### Task objective
Begin with the first line of the material and copy each line word for word through the line that contains "energy = np.round(np.linspace(-9.0, 2.0, 111), 1)"; the pictures are left out.

........

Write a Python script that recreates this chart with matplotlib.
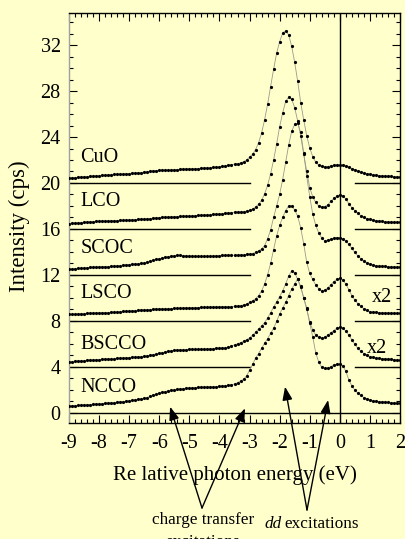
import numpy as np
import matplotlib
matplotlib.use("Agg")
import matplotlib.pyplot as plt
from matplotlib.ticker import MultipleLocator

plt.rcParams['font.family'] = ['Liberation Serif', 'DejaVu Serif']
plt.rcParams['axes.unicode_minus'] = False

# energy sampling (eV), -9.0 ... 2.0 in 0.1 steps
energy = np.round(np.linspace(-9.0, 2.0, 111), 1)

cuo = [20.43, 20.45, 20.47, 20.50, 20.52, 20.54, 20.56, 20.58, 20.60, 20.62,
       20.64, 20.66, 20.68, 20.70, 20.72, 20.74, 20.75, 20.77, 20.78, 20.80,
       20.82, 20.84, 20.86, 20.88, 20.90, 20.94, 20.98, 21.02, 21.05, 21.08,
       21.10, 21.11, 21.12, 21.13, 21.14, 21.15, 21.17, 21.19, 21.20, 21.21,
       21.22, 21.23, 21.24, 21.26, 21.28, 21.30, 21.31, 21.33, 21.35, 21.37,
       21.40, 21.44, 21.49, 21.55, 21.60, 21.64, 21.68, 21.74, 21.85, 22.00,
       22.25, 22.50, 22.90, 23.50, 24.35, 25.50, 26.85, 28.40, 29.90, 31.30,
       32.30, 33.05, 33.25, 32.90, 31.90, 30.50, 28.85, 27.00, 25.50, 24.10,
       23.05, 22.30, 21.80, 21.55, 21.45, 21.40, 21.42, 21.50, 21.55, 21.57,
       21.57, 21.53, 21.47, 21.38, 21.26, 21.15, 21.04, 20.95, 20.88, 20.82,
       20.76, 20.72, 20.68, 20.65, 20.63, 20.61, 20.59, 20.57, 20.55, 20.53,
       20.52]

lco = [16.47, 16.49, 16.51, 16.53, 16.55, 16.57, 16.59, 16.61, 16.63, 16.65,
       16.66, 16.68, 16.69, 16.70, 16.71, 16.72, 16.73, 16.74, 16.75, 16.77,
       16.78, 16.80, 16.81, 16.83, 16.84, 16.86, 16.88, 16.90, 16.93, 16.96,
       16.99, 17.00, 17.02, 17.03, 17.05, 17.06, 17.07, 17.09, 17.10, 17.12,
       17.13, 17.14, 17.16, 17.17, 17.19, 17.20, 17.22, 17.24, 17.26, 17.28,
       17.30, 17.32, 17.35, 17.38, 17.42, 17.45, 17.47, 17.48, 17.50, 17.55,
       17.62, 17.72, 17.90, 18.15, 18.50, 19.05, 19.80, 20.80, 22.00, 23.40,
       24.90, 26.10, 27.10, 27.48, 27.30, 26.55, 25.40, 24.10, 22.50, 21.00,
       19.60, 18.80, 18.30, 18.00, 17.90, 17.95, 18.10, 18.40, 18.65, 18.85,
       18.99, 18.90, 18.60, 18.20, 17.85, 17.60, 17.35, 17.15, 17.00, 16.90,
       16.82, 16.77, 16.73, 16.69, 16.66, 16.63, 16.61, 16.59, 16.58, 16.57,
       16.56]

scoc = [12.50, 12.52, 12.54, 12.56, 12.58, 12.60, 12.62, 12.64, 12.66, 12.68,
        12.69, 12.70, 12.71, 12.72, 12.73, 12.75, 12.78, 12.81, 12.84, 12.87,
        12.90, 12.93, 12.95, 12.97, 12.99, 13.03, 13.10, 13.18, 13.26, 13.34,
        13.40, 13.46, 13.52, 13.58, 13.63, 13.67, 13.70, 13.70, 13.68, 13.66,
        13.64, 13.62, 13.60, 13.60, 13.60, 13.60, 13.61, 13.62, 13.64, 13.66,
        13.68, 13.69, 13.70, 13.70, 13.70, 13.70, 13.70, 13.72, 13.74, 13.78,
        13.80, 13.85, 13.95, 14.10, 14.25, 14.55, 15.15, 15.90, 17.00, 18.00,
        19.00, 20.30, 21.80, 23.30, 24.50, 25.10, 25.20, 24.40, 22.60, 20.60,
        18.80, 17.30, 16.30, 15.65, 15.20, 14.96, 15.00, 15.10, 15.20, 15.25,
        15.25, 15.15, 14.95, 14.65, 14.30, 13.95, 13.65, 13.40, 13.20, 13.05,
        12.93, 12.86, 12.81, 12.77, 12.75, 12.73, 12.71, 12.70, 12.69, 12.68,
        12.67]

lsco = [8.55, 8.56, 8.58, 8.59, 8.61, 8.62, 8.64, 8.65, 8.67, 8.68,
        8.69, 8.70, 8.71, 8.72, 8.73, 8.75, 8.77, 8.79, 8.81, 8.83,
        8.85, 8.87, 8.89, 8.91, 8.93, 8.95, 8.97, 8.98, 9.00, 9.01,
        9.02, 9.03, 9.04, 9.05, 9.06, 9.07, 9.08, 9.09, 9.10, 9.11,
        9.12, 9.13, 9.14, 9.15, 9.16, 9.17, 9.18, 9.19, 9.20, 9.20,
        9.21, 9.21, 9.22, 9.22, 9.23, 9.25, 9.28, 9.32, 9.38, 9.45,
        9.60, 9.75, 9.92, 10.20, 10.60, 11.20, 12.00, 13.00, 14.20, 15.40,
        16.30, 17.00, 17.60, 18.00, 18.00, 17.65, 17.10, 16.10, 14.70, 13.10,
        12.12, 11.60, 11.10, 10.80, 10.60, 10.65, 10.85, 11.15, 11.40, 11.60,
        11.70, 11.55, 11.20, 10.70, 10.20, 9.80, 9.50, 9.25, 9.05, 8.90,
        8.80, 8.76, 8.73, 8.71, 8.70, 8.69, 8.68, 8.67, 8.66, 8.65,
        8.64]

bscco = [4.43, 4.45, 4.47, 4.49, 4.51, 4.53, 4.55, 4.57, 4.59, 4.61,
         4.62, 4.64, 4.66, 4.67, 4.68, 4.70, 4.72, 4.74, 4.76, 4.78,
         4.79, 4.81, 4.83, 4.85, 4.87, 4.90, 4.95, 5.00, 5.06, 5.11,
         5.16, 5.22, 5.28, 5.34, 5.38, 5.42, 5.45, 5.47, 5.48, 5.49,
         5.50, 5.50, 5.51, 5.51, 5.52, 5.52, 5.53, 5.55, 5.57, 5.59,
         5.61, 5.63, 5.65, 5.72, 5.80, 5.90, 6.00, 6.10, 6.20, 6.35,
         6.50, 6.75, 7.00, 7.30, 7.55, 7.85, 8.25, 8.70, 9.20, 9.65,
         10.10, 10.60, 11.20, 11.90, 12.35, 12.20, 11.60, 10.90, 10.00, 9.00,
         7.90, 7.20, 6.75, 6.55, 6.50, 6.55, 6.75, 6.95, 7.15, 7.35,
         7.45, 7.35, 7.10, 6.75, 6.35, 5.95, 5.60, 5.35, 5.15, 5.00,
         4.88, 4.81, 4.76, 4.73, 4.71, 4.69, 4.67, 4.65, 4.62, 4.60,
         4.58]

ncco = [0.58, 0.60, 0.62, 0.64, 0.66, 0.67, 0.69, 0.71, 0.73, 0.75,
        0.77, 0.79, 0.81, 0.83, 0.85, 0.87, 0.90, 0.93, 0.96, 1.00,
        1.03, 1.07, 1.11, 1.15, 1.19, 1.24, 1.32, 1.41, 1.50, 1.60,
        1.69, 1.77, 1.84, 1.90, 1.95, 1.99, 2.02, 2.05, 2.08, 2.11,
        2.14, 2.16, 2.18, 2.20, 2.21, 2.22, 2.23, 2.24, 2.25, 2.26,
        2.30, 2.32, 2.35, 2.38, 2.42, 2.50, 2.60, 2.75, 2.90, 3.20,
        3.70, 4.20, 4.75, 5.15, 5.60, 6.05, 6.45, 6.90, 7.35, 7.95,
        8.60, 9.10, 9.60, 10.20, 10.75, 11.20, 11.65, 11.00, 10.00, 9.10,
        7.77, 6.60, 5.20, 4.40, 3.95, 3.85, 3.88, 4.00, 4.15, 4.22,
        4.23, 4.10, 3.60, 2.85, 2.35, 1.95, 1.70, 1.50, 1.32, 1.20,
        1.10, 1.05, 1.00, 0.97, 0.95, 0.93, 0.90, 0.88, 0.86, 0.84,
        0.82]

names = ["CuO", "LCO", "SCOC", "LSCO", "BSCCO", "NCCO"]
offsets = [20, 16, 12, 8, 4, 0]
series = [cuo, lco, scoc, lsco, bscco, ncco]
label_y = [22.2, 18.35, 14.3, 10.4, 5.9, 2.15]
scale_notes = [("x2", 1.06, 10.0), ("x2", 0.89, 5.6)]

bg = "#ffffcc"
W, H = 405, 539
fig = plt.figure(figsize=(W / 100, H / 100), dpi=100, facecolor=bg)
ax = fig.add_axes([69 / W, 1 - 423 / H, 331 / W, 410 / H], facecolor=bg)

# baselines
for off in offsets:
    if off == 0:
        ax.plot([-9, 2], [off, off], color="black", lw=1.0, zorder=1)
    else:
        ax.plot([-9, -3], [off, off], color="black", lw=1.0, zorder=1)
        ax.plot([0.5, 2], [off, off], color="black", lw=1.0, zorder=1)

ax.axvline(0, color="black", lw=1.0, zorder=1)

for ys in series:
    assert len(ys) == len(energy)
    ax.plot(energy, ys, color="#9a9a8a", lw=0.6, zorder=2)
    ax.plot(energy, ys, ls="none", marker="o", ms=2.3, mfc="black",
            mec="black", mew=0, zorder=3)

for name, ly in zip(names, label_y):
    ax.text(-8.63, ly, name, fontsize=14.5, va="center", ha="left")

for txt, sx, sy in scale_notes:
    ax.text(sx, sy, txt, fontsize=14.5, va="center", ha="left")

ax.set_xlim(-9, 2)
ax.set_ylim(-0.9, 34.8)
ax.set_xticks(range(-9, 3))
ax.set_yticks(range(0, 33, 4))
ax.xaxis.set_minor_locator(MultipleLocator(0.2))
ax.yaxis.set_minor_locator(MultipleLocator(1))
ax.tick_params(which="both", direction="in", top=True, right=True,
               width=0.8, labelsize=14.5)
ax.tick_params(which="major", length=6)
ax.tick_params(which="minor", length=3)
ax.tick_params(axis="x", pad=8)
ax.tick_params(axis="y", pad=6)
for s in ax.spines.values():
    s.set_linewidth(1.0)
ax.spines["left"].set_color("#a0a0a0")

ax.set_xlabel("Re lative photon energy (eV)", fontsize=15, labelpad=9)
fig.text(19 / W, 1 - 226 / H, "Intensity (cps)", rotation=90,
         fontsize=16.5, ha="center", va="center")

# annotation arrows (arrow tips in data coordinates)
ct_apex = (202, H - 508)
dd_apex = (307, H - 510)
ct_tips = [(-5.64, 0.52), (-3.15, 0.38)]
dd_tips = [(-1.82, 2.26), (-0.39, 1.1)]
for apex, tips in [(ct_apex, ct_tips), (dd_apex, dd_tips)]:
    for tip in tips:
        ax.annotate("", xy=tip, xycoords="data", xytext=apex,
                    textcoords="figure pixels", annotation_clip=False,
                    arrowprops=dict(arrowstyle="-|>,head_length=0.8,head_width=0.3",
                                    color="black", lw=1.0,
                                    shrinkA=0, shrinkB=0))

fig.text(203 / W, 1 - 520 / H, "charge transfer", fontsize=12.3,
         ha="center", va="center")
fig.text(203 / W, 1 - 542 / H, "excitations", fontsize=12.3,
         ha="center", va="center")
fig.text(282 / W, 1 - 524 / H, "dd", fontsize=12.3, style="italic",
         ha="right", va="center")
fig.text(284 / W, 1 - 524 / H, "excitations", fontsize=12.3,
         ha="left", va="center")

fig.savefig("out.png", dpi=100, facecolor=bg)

........

### Exercise answer
Write a Python script that recreates this chart with matplotlib.
import numpy as np
import matplotlib
matplotlib.use("Agg")
import matplotlib.pyplot as plt
from matplotlib.ticker import MultipleLocator

plt.rcParams['font.family'] = ['Liberation Serif', 'DejaVu Serif']
plt.rcParams['axes.unicode_minus'] = False

# energy sampling (eV), -9.0 ... 2.0 in 0.1 steps
energy = np.round(np.linspace(-9.0, 2.0, 111), 1)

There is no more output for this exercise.